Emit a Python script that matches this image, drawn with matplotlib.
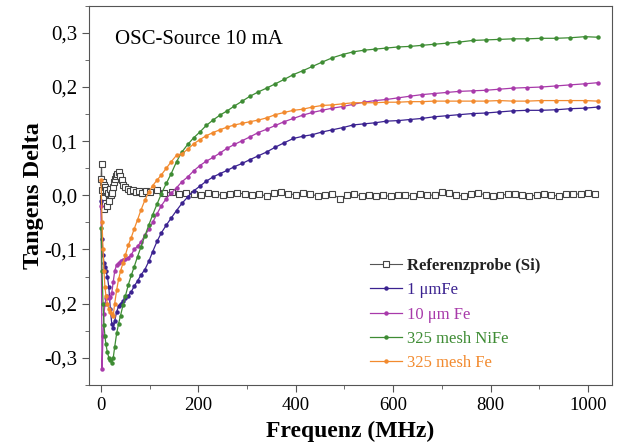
import matplotlib
matplotlib.use("Agg")
import matplotlib.pyplot as plt
from matplotlib.ticker import MultipleLocator, FuncFormatter

plt.rcParams['font.family'] = ['Liberation Serif', 'DejaVu Serif']

# frequency grid (MHz) for the four sample curves
freq = [0, 2, 4, 6, 8, 10, 13, 16, 19, 22, 25, 28, 32, 36, 40, 45, 50, 56, 62, 68,
        75, 82, 90, 98, 106, 115, 124, 134, 144, 155, 166, 178, 190, 203, 216, 230,
        244, 259, 274, 290, 306, 323, 340, 358, 376, 395, 414, 434, 454, 475, 496,
        518, 540, 563, 586, 610, 634, 659, 684, 710, 736, 763, 790, 818, 846, 875,
        904, 934, 964, 994, 1020]

fe_1um = [-0.01, -0.08, -0.11, -0.125, -0.133, -0.14, -0.15, -0.17, -0.21, -0.237,
          -0.245, -0.232, -0.215, -0.205, -0.2, -0.196, -0.19, -0.185, -0.178, -0.168,
          -0.158, -0.147, -0.137, -0.122, -0.104, -0.085, -0.069, -0.055, -0.042, -0.028,
          -0.015, -0.003, 0.008, 0.017, 0.026, 0.034, 0.04, 0.046, 0.053, 0.059,
          0.066, 0.073, 0.08, 0.089, 0.097, 0.105, 0.109, 0.112, 0.117, 0.121,
          0.125, 0.13, 0.132, 0.134, 0.137, 0.138, 0.14, 0.142, 0.145, 0.147,
          0.149, 0.151, 0.152, 0.154, 0.156, 0.157, 0.157, 0.158, 0.16, 0.161, 0.163]

fe_10um = [-0.02, -0.32, -0.26, -0.22, -0.2, -0.19, -0.185, -0.19, -0.188, -0.18,
           -0.16, -0.14, -0.128, -0.125, -0.122, -0.12, -0.118, -0.115, -0.11, -0.1,
           -0.094, -0.086, -0.074, -0.063, -0.05, -0.034, -0.019, -0.006, 0.004, 0.014,
           0.025, 0.034, 0.045, 0.055, 0.063, 0.07, 0.078, 0.087, 0.094, 0.101,
           0.108, 0.116, 0.122, 0.129, 0.136, 0.142, 0.148, 0.153, 0.157, 0.161,
           0.164, 0.168, 0.172, 0.175, 0.177, 0.18, 0.183, 0.186, 0.188, 0.19,
           0.192, 0.193, 0.194, 0.196, 0.198, 0.199, 0.2, 0.202, 0.204, 0.206, 0.208]

nife_325 = [-0.06, -0.14, -0.2, -0.24, -0.26, -0.275, -0.29, -0.3, -0.305, -0.31,
            -0.3, -0.28, -0.255, -0.237, -0.222, -0.203, -0.186, -0.165, -0.148, -0.132,
            -0.113, -0.095, -0.075, -0.055, -0.036, -0.016, 0.003, 0.022, 0.04, 0.062,
            0.08, 0.094, 0.106, 0.117, 0.129, 0.139, 0.148, 0.156, 0.165, 0.174,
            0.183, 0.191, 0.198, 0.206, 0.214, 0.223, 0.23, 0.238, 0.246, 0.254,
            0.26, 0.265, 0.268, 0.27, 0.272, 0.274, 0.275, 0.277, 0.279, 0.281,
            0.283, 0.286, 0.287, 0.288, 0.289, 0.289, 0.29, 0.29, 0.291, 0.293, 0.292]

fe_325 = [0.028, -0.05, -0.1, -0.14, -0.17, -0.185, -0.2, -0.21, -0.215, -0.22,
          -0.222, -0.2, -0.175, -0.155, -0.14, -0.125, -0.11, -0.092, -0.078, -0.062,
          -0.045, -0.027, -0.009, 0.006, 0.018, 0.028, 0.038, 0.05, 0.062, 0.074,
          0.077, 0.085, 0.095, 0.103, 0.11, 0.116, 0.121, 0.126, 0.13, 0.133,
          0.136, 0.139, 0.143, 0.149, 0.153, 0.157, 0.159, 0.163, 0.166, 0.167,
          0.169, 0.171, 0.171, 0.171, 0.172, 0.172, 0.173, 0.173, 0.174, 0.174,
          0.174, 0.174, 0.174, 0.175, 0.174, 0.174, 0.175, 0.175, 0.175, 0.175, 0.174]

# reference sample (Si)
freq_ref = [0, 1, 2, 3, 4, 5, 6, 7, 8, 9, 10, 12, 14, 16, 18, 20, 22, 24, 26, 28,
            30, 33, 36, 39, 42, 46, 50, 55, 60, 66, 72, 78, 85, 92, 100,
            115, 130, 145, 160, 175, 190, 205, 220, 235, 250, 265, 280, 295, 310,
            325, 340, 355, 370, 385, 400, 415, 430, 445, 460, 475, 490, 505, 520,
            535, 550, 565, 580, 595, 610, 625, 640, 655, 670, 685, 700, 715, 730,
            745, 760, 775, 790, 805, 820, 835, 850, 865, 880, 895, 910, 925, 940,
            955, 970, 985, 1000, 1015]
ref_si = [0.03, 0.058, 0.01, -0.02, 0.025, -0.005, 0.02, -0.025, 0.015, -0.015,
          0.01, -0.02, 0.005, -0.01, 0.012, 0.0, 0.005, 0.015, 0.025, 0.03,
          0.035, 0.04, 0.043, 0.035, 0.028, 0.02, 0.015, 0.012, 0.008, 0.01,
          0.006, 0.008, 0.005, 0.008, 0.006,
          0.009, 0.004, 0.006, 0.002, 0.005, 0.003, 0.001, 0.004, 0.002, 0.0,
          0.003, 0.005, 0.002, 0.0, 0.003, -0.002, 0.004, 0.006, 0.003, 0.001,
          0.004, 0.002, -0.001, 0.001, 0.003, -0.006, 0.0, 0.002, -0.001, 0.001,
          -0.002, 0.0, -0.002, 0.001, 0.0, -0.001, 0.003, 0.001, 0.0, 0.006,
          0.004, 0.0, -0.001, 0.002, 0.004, 0.001, -0.001, 0.0, 0.002, 0.003,
          0.0, -0.002, 0.001, 0.002, 0.0, -0.001, 0.002, 0.003, 0.002, 0.004, 0.003]

labels = ["Referenzprobe (Si)", "1 \u03bcmFe", "10 \u03bcm Fe", "325 mesh NiFe", "325 mesh Fe"]
colors = ["#555555", "#3b2290", "#a83aaa", "#3e8c34", "#f28a2e"]

fig = plt.figure(figsize=(6.26, 4.47), dpi=100)
ax = fig.add_axes([0.142, 0.139, 0.836, 0.848])

ax.plot(freq_ref, ref_si, color=colors[0], lw=0.8, marker='s', ms=4.5,
        mfc='white', mec='#444444', mew=0.8, label=labels[0], zorder=2)
for ys, c, lab in zip([fe_1um, fe_10um, nife_325, fe_325], colors[1:], labels[1:]):
    ax.plot(freq, ys, color=c, lw=0.9, marker='o', ms=2.2, mec=c, mfc=c,
            label=lab, zorder=3)

ax.set_xlim(-25, 1050)
ax.set_ylim(-0.35, 0.35)
ax.xaxis.set_major_locator(MultipleLocator(200))
ax.xaxis.set_minor_locator(MultipleLocator(100))
ax.yaxis.set_major_locator(MultipleLocator(0.1))
ax.yaxis.set_minor_locator(MultipleLocator(0.05))
ax.yaxis.set_major_formatter(FuncFormatter(lambda v, p: f"{v:.1f}".replace('.', ',').replace('-0,0', '0,0')))
ax.tick_params(which='both', direction='out', top=False, right=False,
               color='#555555')
ax.tick_params(axis='x', labelsize=13.5)
ax.tick_params(axis='y', labelsize=15)
ax.tick_params(which='major', length=5)
ax.tick_params(which='minor', length=3)
for s in ax.spines.values():
    s.set_color('#555555')

ax.set_xlabel("Frequenz (MHz)", fontsize=17, fontweight='bold', labelpad=5)
ax.set_ylabel("Tangens Delta", fontsize=17.5, fontweight='bold', labelpad=0)

ax.text(0.05, 0.91, "OSC-Source 10 mA", transform=ax.transAxes, fontsize=15,
        va='center', ha='left')

leg = ax.legend(loc='upper left', bbox_to_anchor=(0.537, 0.335), frameon=False,
                fontsize=12, handlelength=1.9, handletextpad=0.3,
                labelspacing=0.5, borderaxespad=0.0, borderpad=0.0)
for txt, c in zip(leg.get_texts(), ['#222222'] + colors[1:]):
    txt.set_color(c)
leg.get_texts()[0].set_fontweight('bold')

fig.savefig("out.png", dpi=100)
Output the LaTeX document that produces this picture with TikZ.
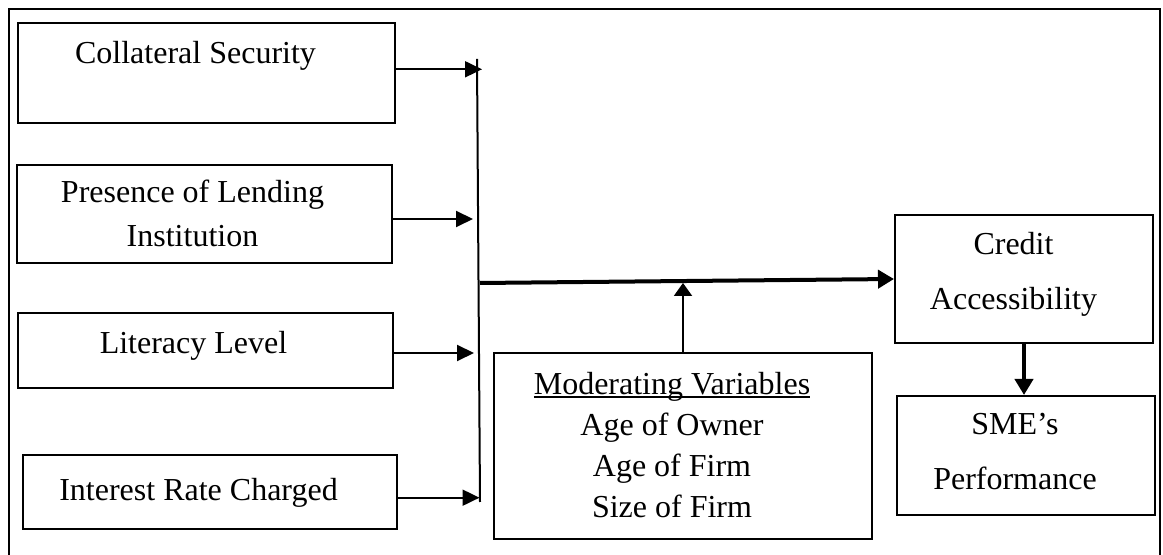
\documentclass[tikz,border=0pt]{standalone}
\usepackage{fontspec}
\setmainfont{Liberation Serif}
\usetikzlibrary{positioning,arrows.meta,calc}
\newcommand{\ulword}[1]{\setbox0\hbox{#1}\rlap{\rule[-1.6pt]{\wd0}{0.6pt}}\box0}

\begin{document}
\begin{tikzpicture}[
  x=0.5pt, y=-0.5pt,
  font=\fontsize{16}{20.6}\selectfont,
  box/.style={draw, line width=1pt, inner sep=0pt},
  txt/.style={anchor=base, inner sep=0pt, align=center},
  frame/.style={line width=1pt},
  arr/.style={-{Triangle[length=8.5pt,width=8pt]}, line width=1pt},
  modarr/.style={-{Triangle[length=6.5pt,width=9pt]}, line width=1pt},
  thickarr/.style={-{Triangle[length=8pt,width=9pt]}, line width=2pt},
]
\useasboundingbox (0,0) rectangle (1163,555);
\draw[frame] (9,556) -- (9,9) -- (1160,9) -- (1160,556);

% independent variables
\node[box, minimum width=188.5pt, minimum height=50pt] (cs) at (206.5,73) {};
\node[box, minimum width=187.5pt, minimum height=49pt] (pl) at (204.5,214) {};
\node[box, minimum width=187.5pt, minimum height=37.5pt] (ll) at (205.5,350.5) {};
\node[box, minimum width=187pt, minimum height=37pt] (ir) at (210,492) {};
\node[txt] (cstxt) at (195.5,64) {Collateral Security};
\node[txt, font=\fontsize{16}{22}\selectfont] (pltxt) at (192.5,247) {Presence of Lending\\Institution};
\node[txt] (lltxt) at (193.5,354) {Literacy Level};
\node[txt] (irtxt) at (198.5,501) {Interest Rate Charged};

% moderator, dependent and outcome
\node[box, minimum width=189pt, minimum height=93pt] (mv) at (683,446) {};
\node[txt] (mvtxt) at (672,518) {\ulword{Moderating Variables}\\Age of Owner\\Age of Firm\\Size of Firm};
\node[box, minimum width=129pt, minimum height=64pt] (ca) at (1024,279) {};
\node[txt, font=\fontsize{16}{27.5}\selectfont] (catxt) at (1013.5,310) {Credit\\Accessibility};
\node[box, minimum width=129pt, minimum height=59.5pt] (sp) at (1026,455.5) {};
\node[txt, font=\fontsize{16}{27.5}\selectfont] (sptxt) at (1015,490) {SME's\\Performance};

\coordinate (vtop) at (477,59);
\coordinate (vbot) at (480,502);
\coordinate (t1) at (482,69.3);
\coordinate (t2) at (473,219);
\coordinate (t3) at (474,353);
\coordinate (t4) at (479.5,497.7);
\coordinate (jn) at (480,283);
\coordinate (mtip) at (683,283);

\draw[line width=1pt] (vtop) -- (vbot);
\draw[arr] (cs.east |- t1) -- (t1);
\draw[arr] (pl.east |- t2) -- (t2);
\draw[arr] (ll.east |- t3) -- (t3);
\draw[arr] (ir.east |- t4) -- (t4);
\draw[thickarr] (jn) -- (ca.west);
\draw[modarr] (mv.north) -- (mtip);
\draw[thickarr] (ca.south) -- (ca.south |- sp.north);
\end{tikzpicture}
\end{document}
_____
Set the lines above down again, word for word, from the first through the one containing "plt.rcParams['font.family'] = ['Liberation"; pictures excluded.

Emit a Python script that matches this image, drawn with matplotlib.
import matplotlib
matplotlib.use("Agg")
import matplotlib.pyplot as plt
from matplotlib.ticker import MultipleLocator, FuncFormatter

plt.rcParams['font.family'] = ['Liberation Serif', 'DejaVu Serif']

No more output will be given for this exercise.